=== EXERCISE DESCRIPTION ===
Give the number of lines in this listing that contain the word "matplotlib", and nothing else.

=== MATERIAL ===
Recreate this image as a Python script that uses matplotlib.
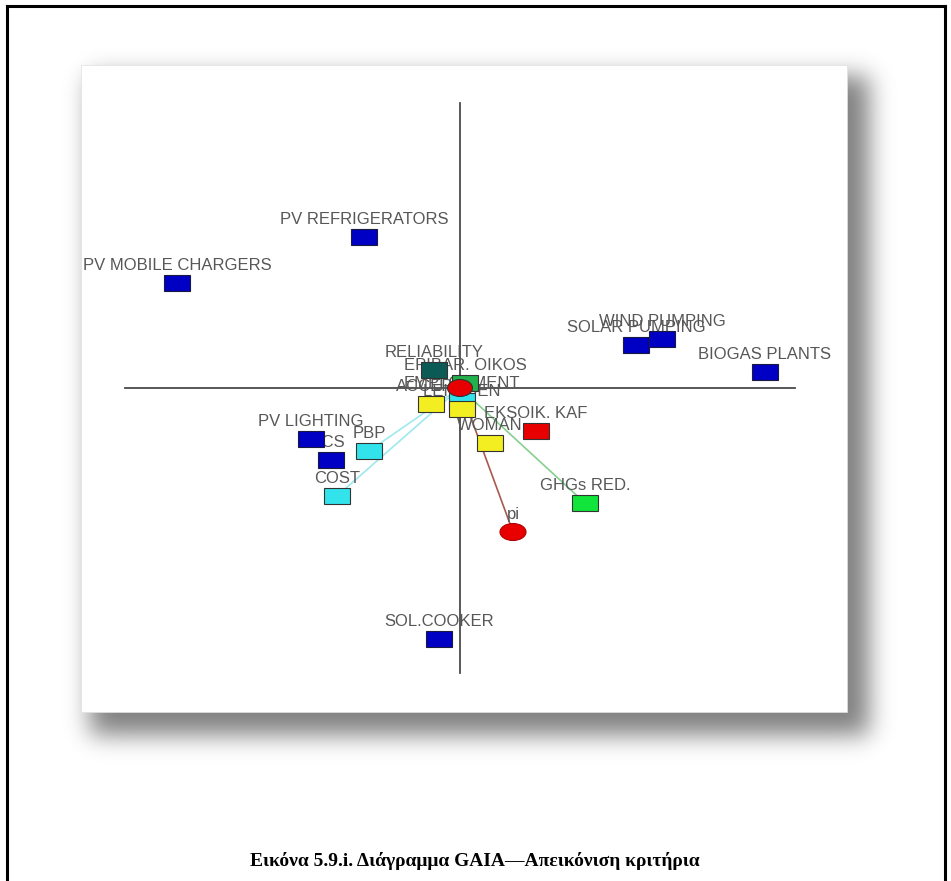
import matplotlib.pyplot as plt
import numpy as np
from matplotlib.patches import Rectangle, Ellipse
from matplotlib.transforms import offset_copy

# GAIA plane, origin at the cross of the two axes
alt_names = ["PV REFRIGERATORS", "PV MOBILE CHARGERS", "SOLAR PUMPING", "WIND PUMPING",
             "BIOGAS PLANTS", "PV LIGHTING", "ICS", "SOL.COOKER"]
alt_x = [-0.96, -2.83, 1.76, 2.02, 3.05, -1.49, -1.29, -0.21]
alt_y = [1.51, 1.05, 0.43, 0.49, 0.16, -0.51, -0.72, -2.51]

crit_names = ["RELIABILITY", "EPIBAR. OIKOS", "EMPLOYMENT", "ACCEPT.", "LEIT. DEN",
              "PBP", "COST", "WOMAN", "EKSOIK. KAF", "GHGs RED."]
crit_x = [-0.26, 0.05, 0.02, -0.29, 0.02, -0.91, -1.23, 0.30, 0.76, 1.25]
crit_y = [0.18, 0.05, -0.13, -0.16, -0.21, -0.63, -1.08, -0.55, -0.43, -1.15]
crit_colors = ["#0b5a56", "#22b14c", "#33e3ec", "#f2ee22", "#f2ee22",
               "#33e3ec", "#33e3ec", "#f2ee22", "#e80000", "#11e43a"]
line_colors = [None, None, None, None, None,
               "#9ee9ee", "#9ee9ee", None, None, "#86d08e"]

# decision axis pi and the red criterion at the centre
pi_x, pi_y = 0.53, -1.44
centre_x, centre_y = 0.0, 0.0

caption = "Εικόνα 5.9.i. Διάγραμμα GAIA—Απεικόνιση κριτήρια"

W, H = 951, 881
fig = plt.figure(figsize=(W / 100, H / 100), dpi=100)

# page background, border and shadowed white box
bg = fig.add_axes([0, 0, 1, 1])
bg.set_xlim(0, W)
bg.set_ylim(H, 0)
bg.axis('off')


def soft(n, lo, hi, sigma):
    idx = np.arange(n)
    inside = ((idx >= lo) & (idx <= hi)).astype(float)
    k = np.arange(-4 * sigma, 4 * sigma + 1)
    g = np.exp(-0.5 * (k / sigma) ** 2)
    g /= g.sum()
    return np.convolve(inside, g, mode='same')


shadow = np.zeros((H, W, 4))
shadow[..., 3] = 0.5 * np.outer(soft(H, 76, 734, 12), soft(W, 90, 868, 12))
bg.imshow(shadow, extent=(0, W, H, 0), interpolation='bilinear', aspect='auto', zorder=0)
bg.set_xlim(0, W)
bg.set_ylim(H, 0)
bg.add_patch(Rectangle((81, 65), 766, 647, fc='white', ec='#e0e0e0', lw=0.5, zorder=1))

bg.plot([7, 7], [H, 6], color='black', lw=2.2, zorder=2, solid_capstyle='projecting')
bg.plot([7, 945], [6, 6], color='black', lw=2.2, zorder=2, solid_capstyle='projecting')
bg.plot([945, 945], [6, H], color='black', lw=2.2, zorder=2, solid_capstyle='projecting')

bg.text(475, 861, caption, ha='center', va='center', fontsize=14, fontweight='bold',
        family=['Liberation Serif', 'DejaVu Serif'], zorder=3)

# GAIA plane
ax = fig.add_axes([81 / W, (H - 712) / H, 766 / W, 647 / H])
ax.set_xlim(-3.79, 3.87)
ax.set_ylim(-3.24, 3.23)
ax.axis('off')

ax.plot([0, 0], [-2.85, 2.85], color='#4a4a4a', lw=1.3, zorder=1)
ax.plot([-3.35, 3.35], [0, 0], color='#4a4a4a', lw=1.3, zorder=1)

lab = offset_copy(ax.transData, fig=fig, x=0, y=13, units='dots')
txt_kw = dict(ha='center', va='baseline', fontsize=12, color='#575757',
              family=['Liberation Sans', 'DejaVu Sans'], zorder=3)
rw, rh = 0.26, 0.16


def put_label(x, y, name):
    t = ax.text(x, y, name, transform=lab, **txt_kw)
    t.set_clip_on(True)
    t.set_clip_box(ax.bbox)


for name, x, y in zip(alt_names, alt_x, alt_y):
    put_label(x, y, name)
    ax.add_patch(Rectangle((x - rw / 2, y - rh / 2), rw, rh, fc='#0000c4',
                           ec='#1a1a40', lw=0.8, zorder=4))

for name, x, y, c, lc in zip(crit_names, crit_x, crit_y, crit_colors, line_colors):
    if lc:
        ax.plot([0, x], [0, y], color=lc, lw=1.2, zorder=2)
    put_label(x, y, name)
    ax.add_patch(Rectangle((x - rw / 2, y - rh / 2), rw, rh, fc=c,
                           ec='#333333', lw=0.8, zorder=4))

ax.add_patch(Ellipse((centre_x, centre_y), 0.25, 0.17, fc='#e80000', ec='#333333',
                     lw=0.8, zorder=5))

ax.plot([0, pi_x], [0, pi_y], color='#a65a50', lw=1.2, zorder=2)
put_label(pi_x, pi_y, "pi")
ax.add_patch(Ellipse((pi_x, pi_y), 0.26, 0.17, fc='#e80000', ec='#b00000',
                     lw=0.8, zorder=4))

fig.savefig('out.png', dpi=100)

=== COMPLETED EXERCISE ===
4